Some records
════════

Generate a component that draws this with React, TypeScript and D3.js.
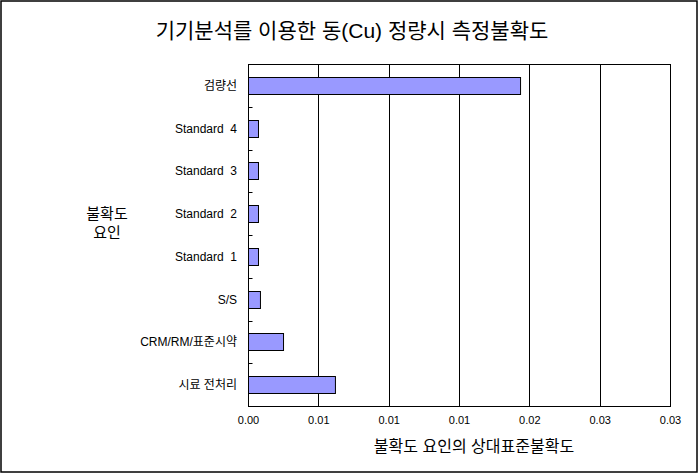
import React from "react";
import * as d3 from "d3";

const categories = [
  "검량선",
  "Standard  4",
  "Standard  3",
  "Standard  2",
  "Standard  1",
  "S/S",
  "CRM/RM/표준시약",
  "시료 전처리",
];
const values = [0.01934, 0.00071, 0.00071, 0.00071, 0.00071, 0.00085, 0.00249, 0.00618];
const tickValues = [0, 0.005, 0.01, 0.015, 0.02, 0.025, 0.03];
const title = "기기분석를 이용한 동(Cu) 정량시 측정불확도";
const xTitle = "불확도 요인의 상대표준불확도";
const yTitle = ["불확도", "요인"];

const W = 700;
const H = 474;
const left = 248.5;
const right = 670.5;
const top = 64.5;
const bottom = 406.5;
const FONT = "'Liberation Sans', 'Noto Sans CJK KR', sans-serif";

export default function App() {
  const x = d3.scaleLinear().domain([0, 0.03]).range([left, right]);
  const band = (bottom - top) / categories.length;
  const fmt = d3.format(".2f");
  const barH = Math.round(band * 0.4);

  return (
    <svg width={W} height={H} style={{ position: "absolute", left: 0, top: 0, background: "#fff" }}>
      <rect x={1} y={1} width={696} height={471} fill="#fff" stroke="#000" strokeWidth={1.5} />
      <text x={352} y={38} textAnchor="middle" fontFamily={FONT} fontSize={21} fill="#000">
        {title}
      </text>
      {/* gridlines */}
      {tickValues.slice(1).map((t, i) => (
        <line key={i} x1={Math.round(x(t) - 0.5) + 0.5} x2={Math.round(x(t) - 0.5) + 0.5} y1={top} y2={bottom} stroke="#000" strokeWidth={1} />
      ))}
      <rect x={left} y={top} width={right - left} height={bottom - top} fill="none" stroke="#000" strokeWidth={1} />
      {/* y ticks */}
      {d3.range(1, categories.length).map((i) => (
        <line key={i} x1={left} x2={left + 4} y1={Math.round(top + i * band - 0.5) + 0.5} y2={Math.round(top + i * band - 0.5) + 0.5} stroke="#000" strokeWidth={1} />
      ))}
      {/* bars */}
      {categories.map((c, i) => {
        const cy = top + (i + 0.5) * band;
        return (
          <rect
            key={c}
            x={x(0)}
            y={Math.round(cy - barH / 2 - 0.5) + 0.5}
            width={x(values[i]) - x(0)}
            height={barH}
            fill="#9999FF"
            stroke="#000"
            strokeWidth={1}
          />
        );
      })}
      {/* y labels */}
      {categories.map((c, i) => (
        <text
          key={c}
          x={237}
          y={top + (i + 0.5) * band + 4}
          textAnchor="end"
          fontFamily={FONT}
          fontSize={12}
          fill="#000"
          style={{ whiteSpace: "pre" }}
        >
          {c}
        </text>
      ))}
      {/* x labels */}
      {tickValues.map((t, i) => (
        <text key={i} x={x(t)} y={424} textAnchor="middle" fontFamily={FONT} fontSize={11} fill="#000">
          {fmt(t)}
        </text>
      ))}
      <text x={474} y={452} textAnchor="middle" fontFamily={FONT} fontSize={16} fill="#000">
        {xTitle}
      </text>
      {yTitle.map((t, i) => (
        <text key={i} x={107} y={219 + i * 19} textAnchor="middle" fontFamily={FONT} fontSize={15} fill="#000">
          {t}
        </text>
      ))}
    </svg>
  );
}
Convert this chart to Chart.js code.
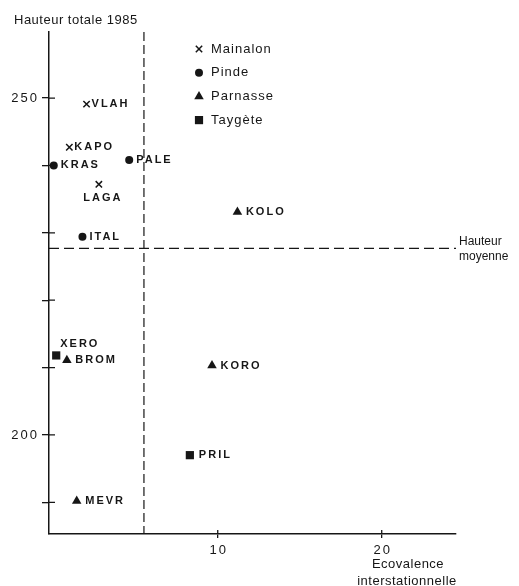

════════

Exercise prompt.
Quote every line of the records above exactly; no picture is to be copied.

Complete output.
Generate a component that draws this with React, TypeScript and D3.js.
import React from "react";
import * as d3 from "d3";

const categories = [
  "검량선",
  "Standard  4",
  "Standard  3",
  "Standard  2",
  "Standard  1",
  "S/S",
  "CRM/RM/표준시약",
  "시료 전처리",
];
const values = [0.01934, 0.00071, 0.00071, 0.00071, 0.00071, 0.00085, 0.00249, 0.00618];
const tickValues = [0, 0.005, 0.01, 0.015, 0.02, 0.025, 0.03];
const title = "기기분석를 이용한 동(Cu) 정량시 측정불확도";
const xTitle = "불확도 요인의 상대표준불확도";
const yTitle = ["불확도", "요인"];

const W = 700;
const H = 474;
const left = 248.5;
const right = 670.5;
const top = 64.5;
const bottom = 406.5;
const FONT = "'Liberation Sans', 'Noto Sans CJK KR', sans-serif";

export default function App() {
  const x = d3.scaleLinear().domain([0, 0.03]).range([left, right]);
  const band = (bottom - top) / categories.length;
  const fmt = d3.format(".2f");
  const barH = Math.round(band * 0.4);

  return (
    <svg width={W} height={H} style={{ position: "absolute", left: 0, top: 0, background: "#fff" }}>
      <rect x={1} y={1} width={696} height={471} fill="#fff" stroke="#000" strokeWidth={1.5} />
      <text x={352} y={38} textAnchor="middle" fontFamily={FONT} fontSize={21} fill="#000">
        {title}
      </text>
      {/* gridlines */}
      {tickValues.slice(1).map((t, i) => (
        <line key={i} x1={Math.round(x(t) - 0.5) + 0.5} x2={Math.round(x(t) - 0.5) + 0.5} y1={top} y2={bottom} stroke="#000" strokeWidth={1} />
      ))}
      <rect x={left} y={top} width={right - left} height={bottom - top} fill="none" stroke="#000" strokeWidth={1} />
      {/* y ticks */}
      {d3.range(1, categories.length).map((i) => (
        <line key={i} x1={left} x2={left + 4} y1={Math.round(top + i * band - 0.5) + 0.5} y2={Math.round(top + i * band - 0.5) + 0.5} stroke="#000" strokeWidth={1} />
      ))}
      {/* bars */}
      {categories.map((c, i) => {
        const cy = top + (i + 0.5) * band;
        return (
          <rect
            key={c}
            x={x(0)}
            y={Math.round(cy - barH / 2 - 0.5) + 0.5}
            width={x(values[i]) - x(0)}
            height={barH}
            fill="#9999FF"
            stroke="#000"
            strokeWidth={1}
          />
        );
      })}
      {/* y labels */}
      {categories.map((c, i) => (
        <text
          key={c}
          x={237}
          y={top + (i + 0.5) * band + 4}
          textAnchor="end"
          fontFamily={FONT}
          fontSize={12}
          fill="#000"
          style={{ whiteSpace: "pre" }}
        >
          {c}
        </text>
      ))}
      {/* x labels */}
      {tickValues.map((t, i) => (
        <text key={i} x={x(t)} y={424} textAnchor="middle" fontFamily={FONT} fontSize={11} fill="#000">
          {fmt(t)}
        </text>
      ))}
      <text x={474} y={452} textAnchor="middle" fontFamily={FONT} fontSize={16} fill="#000">
        {xTitle}
      </text>
      {yTitle.map((t, i) => (
        <text key={i} x={107} y={219 + i * 19} textAnchor="middle" fontFamily={FONT} fontSize={15} fill="#000">
          {t}
        </text>
      ))}
    </svg>
  );
}
Convert this chart to Chart.js code.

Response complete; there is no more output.